Gas prices rise to record levels after Russia invades Ukraine
Russia’s recent invasion of Ukraine forced oil prices above $100 a barrel causing gasoline prices to spike upwards. The national average for gasoline in the U.S. rose to $3.65 a gallon, 12 cents more than last week.
“Current geopolitical tensions could send the national average price of gas above $4 per gallon by Memorial Day,” GasBuddy spokesperson Nicole Peterson said.
Some states in the U.S. are already paying close to $5 per gallon of gasoline, according to AAA.
“Gasoline is the highest it’s ever been in California as of this week, at $4.74 a gallon,” said Lynda Lambert, AAA spokesperson.
In Ohio, the average price of gas is only 11 cents behind the national average at $3.54 a gallon.
The average price in Portage County is $3.50 per gallon, trailing close behind the state average.
Around this same time last year, gas prices were almost $1 less than the current averages. The reason for increased gas prices falls mainly on the price of crude oil, experts say.
Photo Courtesy: AAA Gas Prices
“Crude oil accounts for 50-60% of the cost of gasoline,” Lambert said.
While a barrel of crude oil is refined to create gasoline for automobiles, it’s also used to create other petroleum products including jet fuel and diesel fuel, according to the U.S. Energy Information Administration.
Similar to the stock market, crude oil prices rise and fall constantly throughout the days, weeks, and months. As the increased demand for gasoline rose this year and tensions expanded between Russia and Ukraine, prices steadily grew.
West Texas Intermediate crude oil prices were the highest they have ever been since 2011, trading at over $110 a barrel, according to OPEC.
“It’s hard to predict with any exact formula, what’s going to happen [with prices],” Lambert said. “It’s like trying to predict what the stock market’s gonna going to do.
In the oil industry, futures contracts are established to allow sellers and buyers to settle on a price that oil will trade at in the future, according to an Investopedia article.
“Producers and consumers and companies that are consumers are looking ahead,” said Lockwood Reynolds, an economics professor at Kent State University. “They’re going to start to try and demand more oil now. It starts to push the price up immediately.”
Russia is the world’s third-largest crude oil producer producing more than 10.5 million barrels of crude oil every day, according to the EIA.

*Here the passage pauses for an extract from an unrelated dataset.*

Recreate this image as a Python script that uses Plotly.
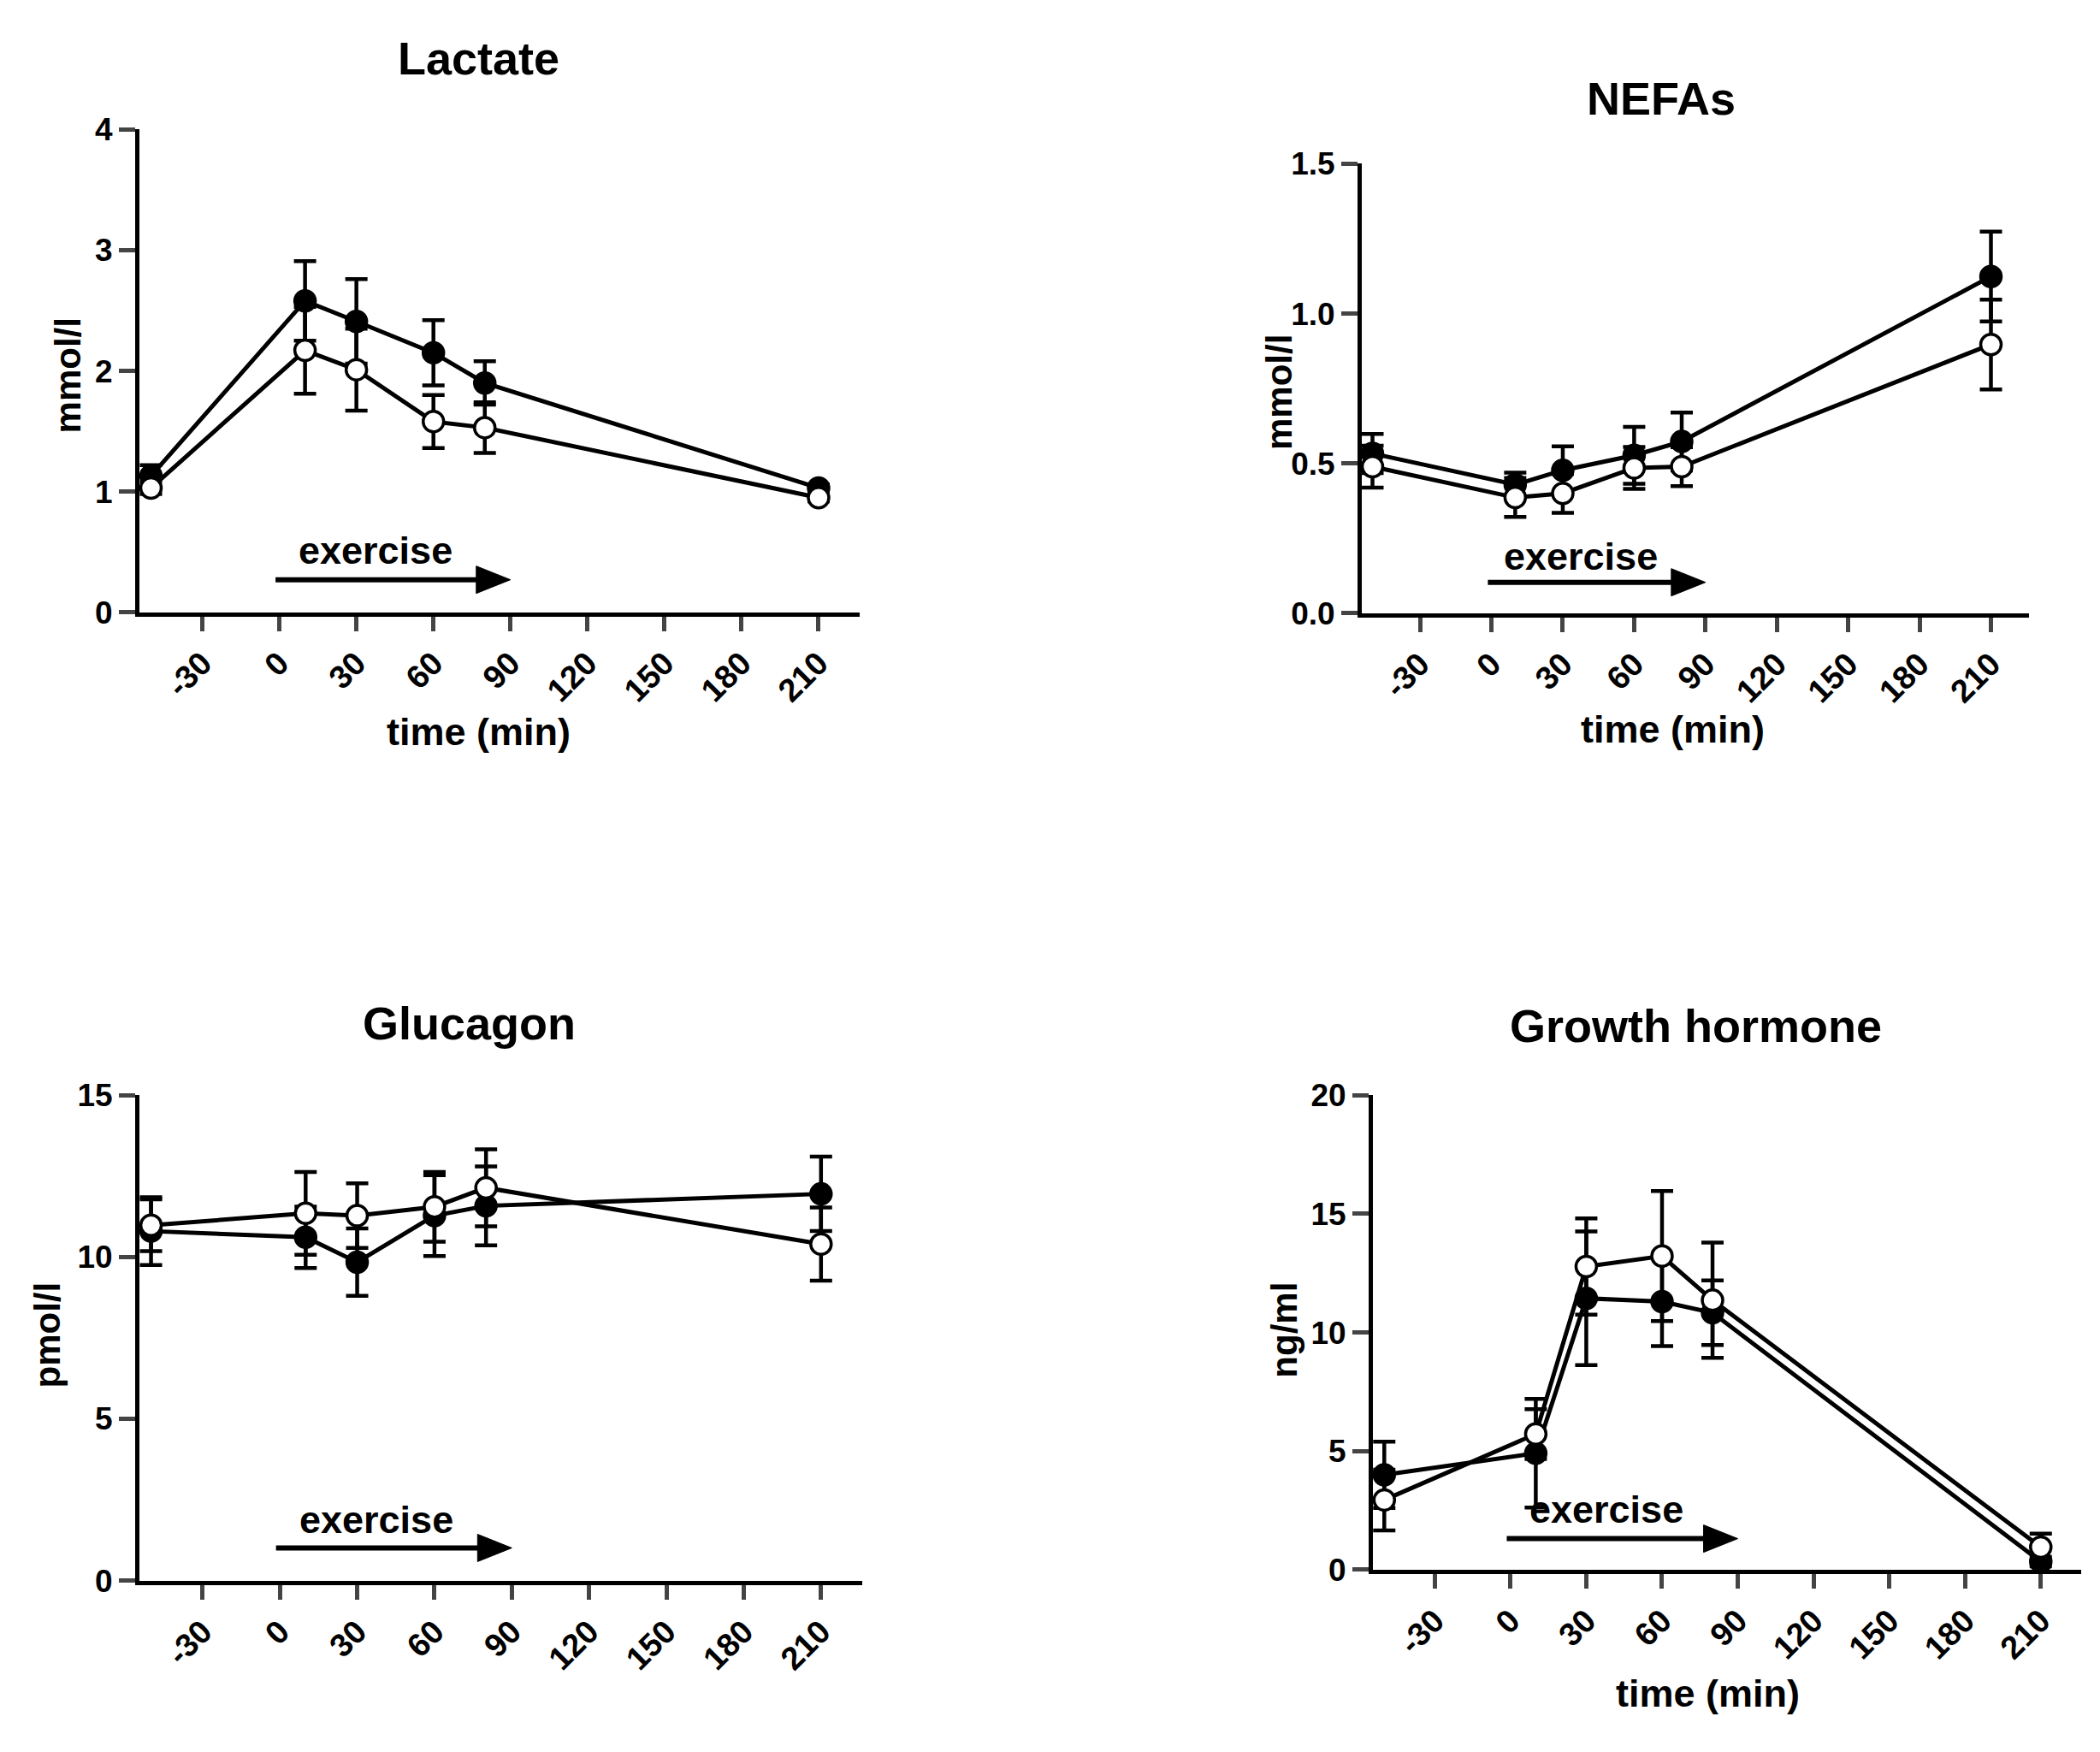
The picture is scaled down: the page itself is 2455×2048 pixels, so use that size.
import plotly.graph_objects as go

W, H = 2455, 2048

# ---------------- data ----------------
time_min = [-50, 10, 30, 60, 80, 210]
x_tick_vals = [-30, 0, 30, 60, 90, 120, 150, 180, 210]
x_tick_text = ["-30", "0", "30", "60", "90", "120", "150", "180", "210"]

exercise_start = 0
exercise_end = 90

lactate_filled = [1.13, 2.58, 2.41, 2.15, 1.90, 1.03]
lactate_filled_err = [0.09, 0.33, 0.35, 0.27, 0.18, 0.03]
lactate_open = [1.03, 2.17, 2.01, 1.58, 1.53, 0.95]
lactate_open_err = [0.05, 0.36, 0.34, 0.22, 0.21, 0.03]

nefa_filled = [0.533, 0.429, 0.477, 0.527, 0.573, 1.124]
nefa_filled_err = [0.065, 0.04, 0.08, 0.095, 0.097, 0.15]
nefa_open = [0.489, 0.386, 0.40, 0.485, 0.489, 0.897]
nefa_open_err = [0.07, 0.065, 0.065, 0.07, 0.065, 0.15]

glucagon_filled = [10.80, 10.61, 9.84, 11.28, 11.58, 11.95]
glucagon_filled_err = [1.05, 0.95, 1.04, 1.25, 1.22, 1.15]
glucagon_open = [10.98, 11.35, 11.28, 11.55, 12.14, 10.40]
glucagon_open_err = [0.80, 1.28, 1.00, 1.08, 1.19, 1.13]

gh_filled = [4.0, 4.91, 11.44, 11.30, 10.83, 0.34]
gh_filled_err = [1.40, 2.29, 2.82, 1.87, 1.36, 0.20]
gh_open = [2.94, 5.72, 12.78, 13.22, 11.36, 0.95]
gh_open_err = [1.28, 1.05, 2.03, 2.74, 2.43, 0.57]

lactate_ticks = [0, 1, 2, 3, 4]
nefa_ticks = [0.0, 0.5, 1.0, 1.5]
glucagon_ticks = [0, 5, 10, 15]
gh_ticks = [0, 5, 10, 15, 20]

# ---------------- layout config ----------------
FONT = "Liberation Sans, Arial, sans-serif"


def px_x(p):
    return p / W


def px_y(p):
    return 1 - p / H


panels = [
    dict(name="Lactate", ylabel="mmol/l", xlabel="time (min)",
         filled=lactate_filled, ferr=lactate_filled_err,
         open=lactate_open, oerr=lactate_open_err, ticks=lactate_ticks, fmt="",
         xdom=(163, 1005), ydom=(710, 134),
         title_pos=(559, 49), ylab_pos=(79, 428), xlab_pos=(559, 853),
         arrow_y=0.27, text_y=0.51, text_x=37.5),
    dict(name="NEFAs", ylabel="mmol/l", xlabel="time (min)",
         filled=nefa_filled, ferr=nefa_filled_err,
         open=nefa_open, oerr=nefa_open_err, ticks=nefa_ticks, fmt=".1f",
         xdom=(1592, 2372), ydom=(711, 175),
         title_pos=(1942, 97), ylab_pos=(1495, 448), xlab_pos=(1955, 850),
         arrow_y=0.103, text_y=0.19, text_x=37.5),
    dict(name="Glucagon", ylabel="pmol/l", xlabel=None,
         filled=glucagon_filled, ferr=glucagon_filled_err,
         open=glucagon_open, oerr=glucagon_open_err, ticks=glucagon_ticks, fmt="",
         xdom=(163, 1008), ydom=(1865, 1286),
         title_pos=(548, 1200), ylab_pos=(56, 1572), xlab_pos=None,
         arrow_y=1.01, text_y=1.89, text_x=37.5),
    dict(name="Growth hormone", ylabel="ng/ml", xlabel="time (min)",
         filled=gh_filled, ferr=gh_filled_err,
         open=gh_open, oerr=gh_open_err, ticks=gh_ticks, fmt="",
         xdom=(1605, 2433), ydom=(1852, 1286),
         title_pos=(1982, 1203), ylab_pos=(1502, 1566), xlab_pos=(1996, 2000),
         arrow_y=1.31, text_y=2.55, text_x=38),
]

fig = go.Figure()
annotations = []
shapes = []
layout_axes = {}
bold = dict(family=FONT, color="black", weight="bold")

for i, p in enumerate(panels):
    n = "" if i == 0 else str(i + 1)
    xr, yr = "x" + n, "y" + n
    for vals, errs, fillc in ((p["filled"], p["ferr"], "black"),
                              (p["open"], p["oerr"], "white")):
        fig.add_trace(go.Scatter(
            x=time_min, y=vals, xaxis=xr, yaxis=yr, mode="lines+markers",
            line=dict(color="black", width=5),
            marker=dict(size=24, color=fillc, line=dict(color="black", width=3.5)),
            error_y=dict(type="data", array=errs, visible=True, thickness=4.5,
                         width=13, color="black"),
            cliponaxis=False, showlegend=False))

    layout_axes["xaxis" + n] = dict(
        domain=[px_x(p["xdom"][0]), px_x(p["xdom"][1])], anchor=yr,
        range=[-54.5, 226], tickvals=x_tick_vals, ticktext=x_tick_text,
        tickangle=-45, ticks="outside", ticklen=17, tickwidth=5,
        showline=True, linewidth=5, linecolor="black", showgrid=False,
        zeroline=False, tickfont=dict(size=38, **bold))
    layout_axes["yaxis" + n] = dict(
        domain=[px_y(p["ydom"][0]), px_y(p["ydom"][1])], anchor=xr,
        range=[p["ticks"][0], p["ticks"][-1]], tickvals=p["ticks"],
        tickformat=p["fmt"], ticks="outside", ticklen=19, tickwidth=5,
        showline=True, linewidth=5, linecolor="black", showgrid=False,
        zeroline=False, tickfont=dict(size=37, **bold))

    annotations.append(dict(text=p["name"], x=px_x(p["title_pos"][0]), y=px_y(p["title_pos"][1]),
                            xref="paper", yref="paper", showarrow=False,
                            font=dict(size=54, **bold), xanchor="center", yanchor="middle"))
    annotations.append(dict(text=p["ylabel"], x=px_x(p["ylab_pos"][0]), y=px_y(p["ylab_pos"][1]),
                            xref="paper", yref="paper", showarrow=False, textangle=-90,
                            font=dict(size=42, **bold), xanchor="center", yanchor="middle"))
    if p["xlabel"]:
        annotations.append(dict(text=p["xlabel"], x=px_x(p["xlab_pos"][0]), y=px_y(p["xlab_pos"][1]),
                                xref="paper", yref="paper", showarrow=False,
                                font=dict(size=45, **bold), xanchor="center", yanchor="middle"))
    annotations.append(dict(text="exercise", x=p["text_x"], y=p["text_y"], xref=xr, yref=yr,
                            showarrow=False, font=dict(size=45, **bold),
                            xanchor="center", yanchor="middle"))
    # arrow shaft
    shapes.append(dict(type="line", xref=xr, yref=yr, x0=exercise_start - 1.5, x1=exercise_end - 8,
                       y0=p["arrow_y"], y1=p["arrow_y"], line=dict(color="black", width=6),
                       layer="above"))
    # arrow head
    shapes.append(dict(type="path", xref=xr, yref=yr, xsizemode="pixel", ysizemode="pixel",
                       xanchor=exercise_end, yanchor=p["arrow_y"],
                       path="M0,0 L-40,16 L-40,-16 Z", fillcolor="black",
                       line=dict(color="black", width=1), layer="above"))

fig.update_layout(
    width=W, height=H, margin=dict(l=0, r=0, t=0, b=0),
    paper_bgcolor="white", plot_bgcolor="white",
    annotations=annotations, shapes=shapes, showlegend=False,
    **layout_axes)

fig.write_html("out.html", config={"displayModeBar": False},
               post_script="document.body.style.margin='0px';")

“A lot of their natural gas is piped through Ukraine to Europe,” he said. “Any conflict in [Ukraine] is likely first off just makes people nervous about what’s going to happen to oil supplies and gas prices.”
The U.S. receives roughly 200,000 barrels of oil a day from Russia. Most of the oil imported to the United States comes from Canada and other countries. Data from the U.S. Energy Information Administration reported the U.S. imported over 52% of oil from Canada in 2020.
Although the U.S. government imposed some sanctions against Russia already, issuing more could limit oil production and cause prices to go up even further, Reynolds said.
If Russian oil production is halted due to sanctions, countries like the United States, Japan, and China would most likely be required to open up oil reserves for distribution.
However, any interruption from Russian exports to Ukraine and other parts of Europe could disturb the global energy supply chain.
A project called the Nordstream Pipeline 2 was initially created to carry natural gasoline from Russia to Germany.
“[It] was a pipeline that went through the Baltic Sea area, rather than going through Ukraine,” said Andrew Barnes, a political science professor at Kent State University. “It means that if Russia has got an issue with Ukraine, and it wants to slow gas supplies to Ukraine, it also ends up slowing gas supplies to Europe.”
The pipeline’s impact on Europe eventually led Germany to sanction Russia for its invasion of Ukraine, he said.
Fewer fossil fuels and less coal-fired power have also created concern for natural gas prices and a growing energy catastrophe across the globe.
As the world re-opens nearly two years after an economic downfall due to the COVID-19 pandemic, gasoline demand adds to the inflation of gas prices. Oil refineries in the U.S. are struggling to keep up with post-pandemic production efforts.
Even predicting the price of gasoline in the future is nearly impossible, Reynolds said.
“As demand for energy across the globe keeps rising and rising and rising,” he said, “that’s going to strain those [fossile fuels] unless we start switching to other forms of energy.”
Gasoline prices aren’t expected to fall anytime soon. As summer approaches, travel is expected to increase to pre-pandemic levels, according to a New York Times article.
“Prices … are set to reach even higher this year due to the ongoing Russia and Ukraine situation and continued post-pandemic production recovery,” Peterson said. “It could take until early fall for us to see prices go down at all.”
Generally, gas prices will also increase in the summer in part due to the government-regulated switch to summer-blend gas, which is more expensive to produce and required to be sold starting May 1, she said.
AAA suggests planning trips ahead of time to increase your fuel economy.
“Consolidate [any] trips,” Lambert said. “If you can, carpool to work or take public transportation.”
Apps like GasBuddy and AAA Mobile also offer options to find the cheapest gas near you.